Supplied material -
____________

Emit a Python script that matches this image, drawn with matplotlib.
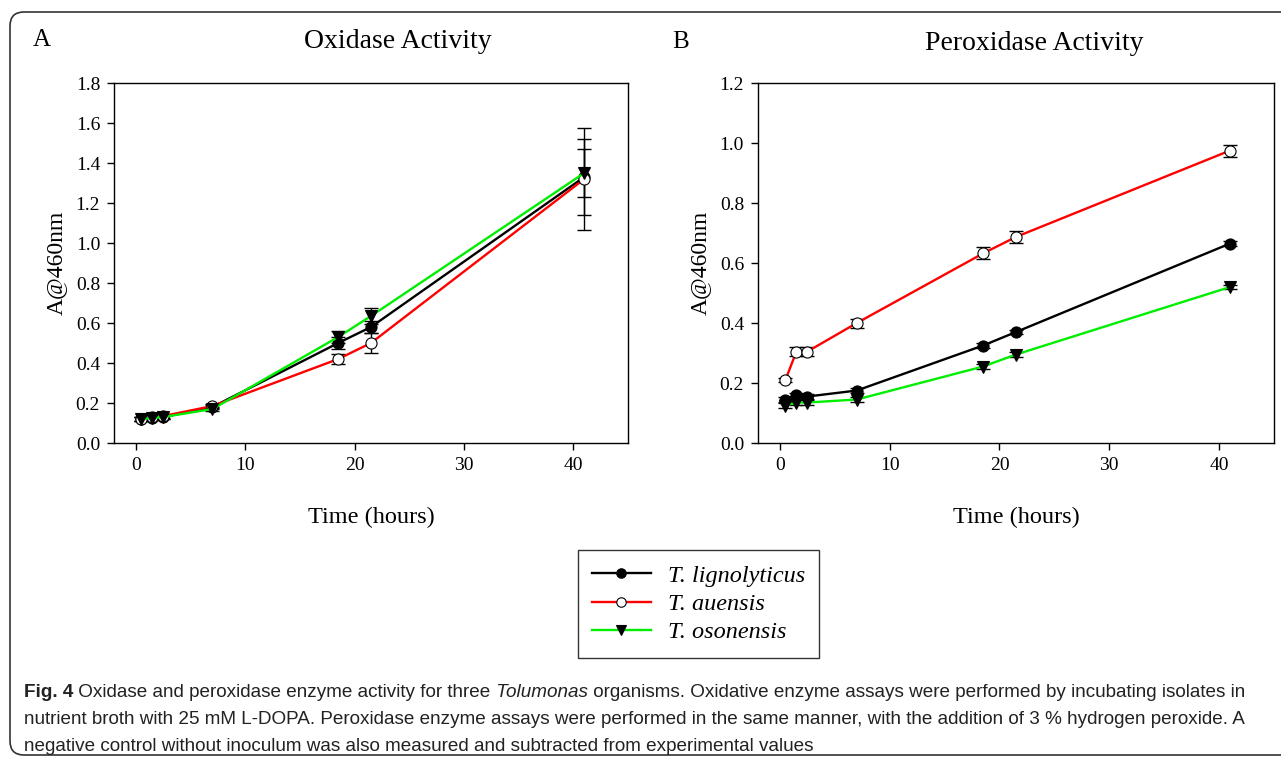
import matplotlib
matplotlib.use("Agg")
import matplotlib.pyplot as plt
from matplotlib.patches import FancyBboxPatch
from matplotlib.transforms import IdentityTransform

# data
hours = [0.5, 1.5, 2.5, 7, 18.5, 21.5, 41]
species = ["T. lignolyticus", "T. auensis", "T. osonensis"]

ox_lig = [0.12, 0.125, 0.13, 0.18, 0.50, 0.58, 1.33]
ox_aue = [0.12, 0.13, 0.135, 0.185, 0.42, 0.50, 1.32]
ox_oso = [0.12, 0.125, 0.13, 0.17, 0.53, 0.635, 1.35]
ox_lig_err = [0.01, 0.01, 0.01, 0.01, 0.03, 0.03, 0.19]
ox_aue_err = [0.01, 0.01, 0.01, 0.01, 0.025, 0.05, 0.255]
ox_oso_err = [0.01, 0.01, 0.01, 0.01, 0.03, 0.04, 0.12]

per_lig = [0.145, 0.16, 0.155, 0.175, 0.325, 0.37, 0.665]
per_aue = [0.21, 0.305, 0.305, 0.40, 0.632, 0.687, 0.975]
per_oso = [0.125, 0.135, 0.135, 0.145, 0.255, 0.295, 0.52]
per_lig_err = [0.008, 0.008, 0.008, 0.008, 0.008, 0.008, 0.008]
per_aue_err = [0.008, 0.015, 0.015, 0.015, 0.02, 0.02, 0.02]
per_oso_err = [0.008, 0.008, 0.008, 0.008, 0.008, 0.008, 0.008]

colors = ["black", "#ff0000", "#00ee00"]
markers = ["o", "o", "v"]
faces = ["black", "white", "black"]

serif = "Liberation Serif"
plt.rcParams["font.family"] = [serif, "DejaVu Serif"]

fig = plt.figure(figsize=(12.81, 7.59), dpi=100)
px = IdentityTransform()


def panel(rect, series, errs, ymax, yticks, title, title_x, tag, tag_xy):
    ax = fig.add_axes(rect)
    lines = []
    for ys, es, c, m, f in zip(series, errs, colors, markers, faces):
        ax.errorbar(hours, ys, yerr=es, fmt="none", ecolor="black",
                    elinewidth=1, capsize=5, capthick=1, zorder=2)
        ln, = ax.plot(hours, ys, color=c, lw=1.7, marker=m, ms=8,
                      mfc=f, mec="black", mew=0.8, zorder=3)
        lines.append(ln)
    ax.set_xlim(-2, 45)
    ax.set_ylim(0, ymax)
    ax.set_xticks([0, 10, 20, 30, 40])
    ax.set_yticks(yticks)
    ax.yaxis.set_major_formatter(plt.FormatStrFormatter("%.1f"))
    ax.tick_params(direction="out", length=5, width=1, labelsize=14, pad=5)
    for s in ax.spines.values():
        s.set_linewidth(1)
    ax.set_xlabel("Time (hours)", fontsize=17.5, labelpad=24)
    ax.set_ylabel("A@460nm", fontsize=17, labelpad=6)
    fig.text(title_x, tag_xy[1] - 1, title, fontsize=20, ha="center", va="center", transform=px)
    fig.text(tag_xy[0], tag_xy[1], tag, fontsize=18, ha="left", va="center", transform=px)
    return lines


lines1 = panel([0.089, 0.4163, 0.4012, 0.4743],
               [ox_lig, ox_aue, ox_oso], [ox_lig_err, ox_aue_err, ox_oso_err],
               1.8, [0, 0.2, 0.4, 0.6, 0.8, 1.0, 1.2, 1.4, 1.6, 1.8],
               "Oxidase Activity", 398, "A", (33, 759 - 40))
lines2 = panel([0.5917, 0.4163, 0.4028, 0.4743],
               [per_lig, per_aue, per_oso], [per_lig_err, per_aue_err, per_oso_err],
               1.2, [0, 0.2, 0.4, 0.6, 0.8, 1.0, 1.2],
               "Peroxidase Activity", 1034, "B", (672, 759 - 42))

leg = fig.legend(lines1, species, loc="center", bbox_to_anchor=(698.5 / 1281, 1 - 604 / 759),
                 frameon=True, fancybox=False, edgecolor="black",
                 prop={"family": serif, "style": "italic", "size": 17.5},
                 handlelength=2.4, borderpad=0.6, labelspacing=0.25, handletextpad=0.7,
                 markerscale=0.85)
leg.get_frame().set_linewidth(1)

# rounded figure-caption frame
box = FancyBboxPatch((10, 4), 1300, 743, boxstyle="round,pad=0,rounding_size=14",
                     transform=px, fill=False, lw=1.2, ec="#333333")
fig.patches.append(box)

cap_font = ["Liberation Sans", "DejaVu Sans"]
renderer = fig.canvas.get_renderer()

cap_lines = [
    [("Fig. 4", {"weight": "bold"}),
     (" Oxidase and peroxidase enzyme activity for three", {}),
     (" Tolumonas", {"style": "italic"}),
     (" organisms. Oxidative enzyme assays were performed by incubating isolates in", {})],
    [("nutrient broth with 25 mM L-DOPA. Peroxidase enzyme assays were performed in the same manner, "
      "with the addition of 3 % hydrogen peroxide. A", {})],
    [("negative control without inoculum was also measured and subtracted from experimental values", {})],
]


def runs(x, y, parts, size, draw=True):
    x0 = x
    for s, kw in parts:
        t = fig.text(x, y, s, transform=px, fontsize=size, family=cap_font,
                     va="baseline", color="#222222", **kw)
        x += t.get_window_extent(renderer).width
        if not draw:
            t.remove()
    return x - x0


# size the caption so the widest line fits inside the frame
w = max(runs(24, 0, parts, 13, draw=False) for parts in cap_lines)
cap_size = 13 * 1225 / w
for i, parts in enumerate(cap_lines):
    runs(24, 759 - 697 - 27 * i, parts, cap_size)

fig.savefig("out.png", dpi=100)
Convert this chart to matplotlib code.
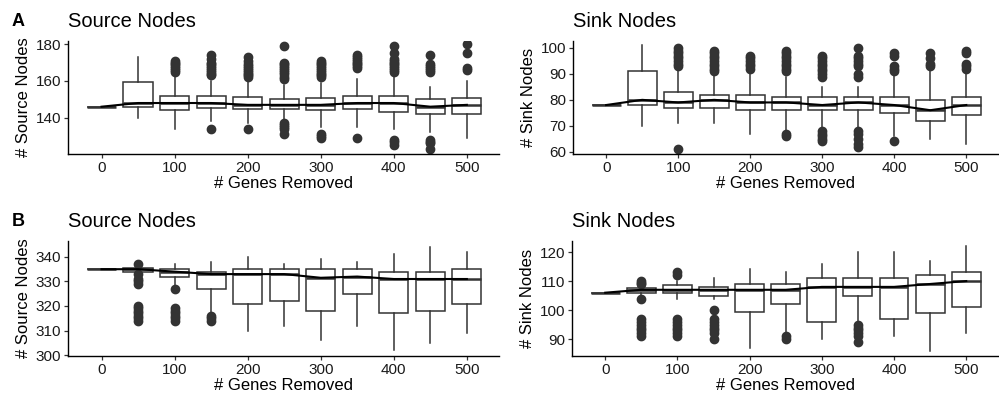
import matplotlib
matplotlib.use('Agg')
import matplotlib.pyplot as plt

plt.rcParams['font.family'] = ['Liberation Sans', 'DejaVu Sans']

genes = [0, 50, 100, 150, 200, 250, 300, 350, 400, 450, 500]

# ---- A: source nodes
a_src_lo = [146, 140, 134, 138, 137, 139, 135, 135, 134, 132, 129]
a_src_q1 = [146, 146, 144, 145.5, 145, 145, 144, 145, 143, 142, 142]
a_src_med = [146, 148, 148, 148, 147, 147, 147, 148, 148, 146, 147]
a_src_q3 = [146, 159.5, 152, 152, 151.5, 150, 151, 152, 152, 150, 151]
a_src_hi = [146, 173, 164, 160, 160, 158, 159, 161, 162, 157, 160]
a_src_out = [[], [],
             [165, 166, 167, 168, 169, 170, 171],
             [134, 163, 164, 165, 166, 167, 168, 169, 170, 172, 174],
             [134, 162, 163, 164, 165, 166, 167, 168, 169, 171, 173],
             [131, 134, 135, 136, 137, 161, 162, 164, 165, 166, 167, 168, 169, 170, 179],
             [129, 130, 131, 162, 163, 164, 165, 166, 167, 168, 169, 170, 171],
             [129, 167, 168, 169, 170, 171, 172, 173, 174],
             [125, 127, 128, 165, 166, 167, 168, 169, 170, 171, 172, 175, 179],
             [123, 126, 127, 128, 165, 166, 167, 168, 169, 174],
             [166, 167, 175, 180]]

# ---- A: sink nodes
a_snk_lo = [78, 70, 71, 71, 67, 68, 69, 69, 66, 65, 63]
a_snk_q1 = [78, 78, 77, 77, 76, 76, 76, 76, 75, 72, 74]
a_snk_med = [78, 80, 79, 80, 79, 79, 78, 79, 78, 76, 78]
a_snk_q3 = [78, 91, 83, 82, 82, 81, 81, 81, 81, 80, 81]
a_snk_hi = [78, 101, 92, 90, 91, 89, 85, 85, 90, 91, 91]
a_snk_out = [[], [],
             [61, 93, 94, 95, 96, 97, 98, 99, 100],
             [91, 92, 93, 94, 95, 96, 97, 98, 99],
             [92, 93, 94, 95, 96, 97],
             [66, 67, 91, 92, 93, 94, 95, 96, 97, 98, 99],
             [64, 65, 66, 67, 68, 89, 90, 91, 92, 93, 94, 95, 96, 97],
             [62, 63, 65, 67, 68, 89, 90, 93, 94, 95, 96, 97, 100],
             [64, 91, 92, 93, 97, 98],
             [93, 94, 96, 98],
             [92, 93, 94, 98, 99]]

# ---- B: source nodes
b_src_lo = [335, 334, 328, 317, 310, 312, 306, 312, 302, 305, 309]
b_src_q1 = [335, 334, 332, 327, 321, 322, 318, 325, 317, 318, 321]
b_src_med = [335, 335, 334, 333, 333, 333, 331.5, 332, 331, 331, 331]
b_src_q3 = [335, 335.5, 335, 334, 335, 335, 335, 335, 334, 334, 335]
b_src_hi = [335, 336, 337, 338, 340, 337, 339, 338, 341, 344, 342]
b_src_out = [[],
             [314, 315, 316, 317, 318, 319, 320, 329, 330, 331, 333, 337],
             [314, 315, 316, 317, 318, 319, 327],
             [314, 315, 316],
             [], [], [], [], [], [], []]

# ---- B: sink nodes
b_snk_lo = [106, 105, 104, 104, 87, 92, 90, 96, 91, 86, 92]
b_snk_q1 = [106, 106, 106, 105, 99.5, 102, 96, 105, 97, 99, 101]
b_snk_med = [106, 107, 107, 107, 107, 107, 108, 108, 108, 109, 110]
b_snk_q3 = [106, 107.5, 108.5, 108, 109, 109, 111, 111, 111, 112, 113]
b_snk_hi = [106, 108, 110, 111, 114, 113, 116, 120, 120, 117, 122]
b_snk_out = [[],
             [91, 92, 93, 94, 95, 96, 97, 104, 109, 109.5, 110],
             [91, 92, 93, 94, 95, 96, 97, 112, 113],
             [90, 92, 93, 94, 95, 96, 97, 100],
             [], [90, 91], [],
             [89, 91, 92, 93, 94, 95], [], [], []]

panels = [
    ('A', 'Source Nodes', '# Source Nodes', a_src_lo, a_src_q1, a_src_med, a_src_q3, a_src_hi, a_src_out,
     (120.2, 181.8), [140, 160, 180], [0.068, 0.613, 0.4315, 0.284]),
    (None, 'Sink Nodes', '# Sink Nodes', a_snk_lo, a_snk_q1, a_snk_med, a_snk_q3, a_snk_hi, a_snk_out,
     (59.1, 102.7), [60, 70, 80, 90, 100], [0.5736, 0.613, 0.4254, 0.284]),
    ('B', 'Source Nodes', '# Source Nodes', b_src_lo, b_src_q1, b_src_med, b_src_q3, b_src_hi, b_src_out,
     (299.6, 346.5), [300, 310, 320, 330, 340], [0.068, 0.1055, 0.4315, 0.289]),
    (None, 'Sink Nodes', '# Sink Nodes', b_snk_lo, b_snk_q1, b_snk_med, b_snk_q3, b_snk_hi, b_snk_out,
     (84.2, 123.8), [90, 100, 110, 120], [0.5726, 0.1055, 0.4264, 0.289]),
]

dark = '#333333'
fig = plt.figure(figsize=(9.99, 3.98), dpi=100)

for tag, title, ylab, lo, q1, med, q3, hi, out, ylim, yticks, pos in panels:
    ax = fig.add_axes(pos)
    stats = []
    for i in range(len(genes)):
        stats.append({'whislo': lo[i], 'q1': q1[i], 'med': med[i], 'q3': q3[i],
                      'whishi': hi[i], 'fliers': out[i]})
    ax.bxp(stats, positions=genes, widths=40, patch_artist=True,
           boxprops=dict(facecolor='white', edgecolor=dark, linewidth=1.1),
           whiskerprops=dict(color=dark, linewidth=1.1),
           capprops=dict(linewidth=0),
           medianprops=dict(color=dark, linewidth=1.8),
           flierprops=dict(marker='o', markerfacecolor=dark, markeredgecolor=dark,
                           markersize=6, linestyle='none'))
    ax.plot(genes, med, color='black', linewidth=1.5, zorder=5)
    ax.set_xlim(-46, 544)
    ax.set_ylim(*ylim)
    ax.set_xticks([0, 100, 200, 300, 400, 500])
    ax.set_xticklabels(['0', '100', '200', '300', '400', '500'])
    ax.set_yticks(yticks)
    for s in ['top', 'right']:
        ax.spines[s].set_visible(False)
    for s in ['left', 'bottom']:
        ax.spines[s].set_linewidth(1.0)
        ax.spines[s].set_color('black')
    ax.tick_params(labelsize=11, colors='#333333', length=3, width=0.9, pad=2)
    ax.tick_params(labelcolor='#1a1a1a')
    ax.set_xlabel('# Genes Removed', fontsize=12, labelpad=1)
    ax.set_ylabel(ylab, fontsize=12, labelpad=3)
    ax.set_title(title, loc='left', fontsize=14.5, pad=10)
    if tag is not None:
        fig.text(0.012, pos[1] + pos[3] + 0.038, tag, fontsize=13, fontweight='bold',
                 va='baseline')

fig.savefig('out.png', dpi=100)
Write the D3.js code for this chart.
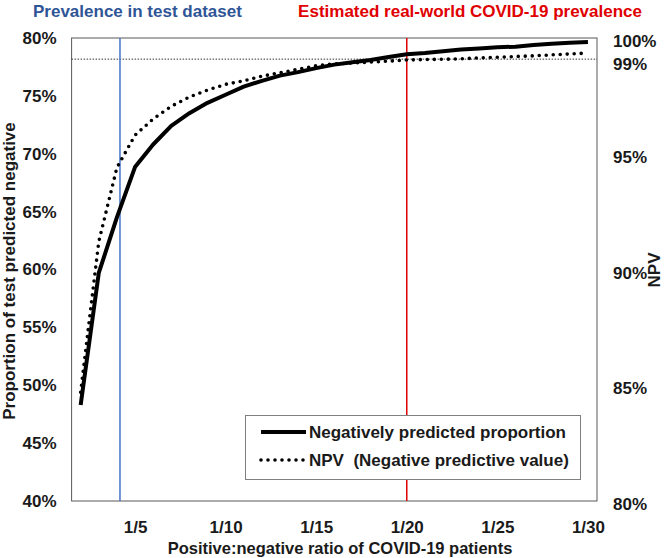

____________

Task objective - Copy all lines of the material above where the string "this" occurs.

Result of the task -
Emit a Python script that matches this image, drawn with matplotlib.
Convert this chart to matplotlib code.
Write the D3.js code for this chart.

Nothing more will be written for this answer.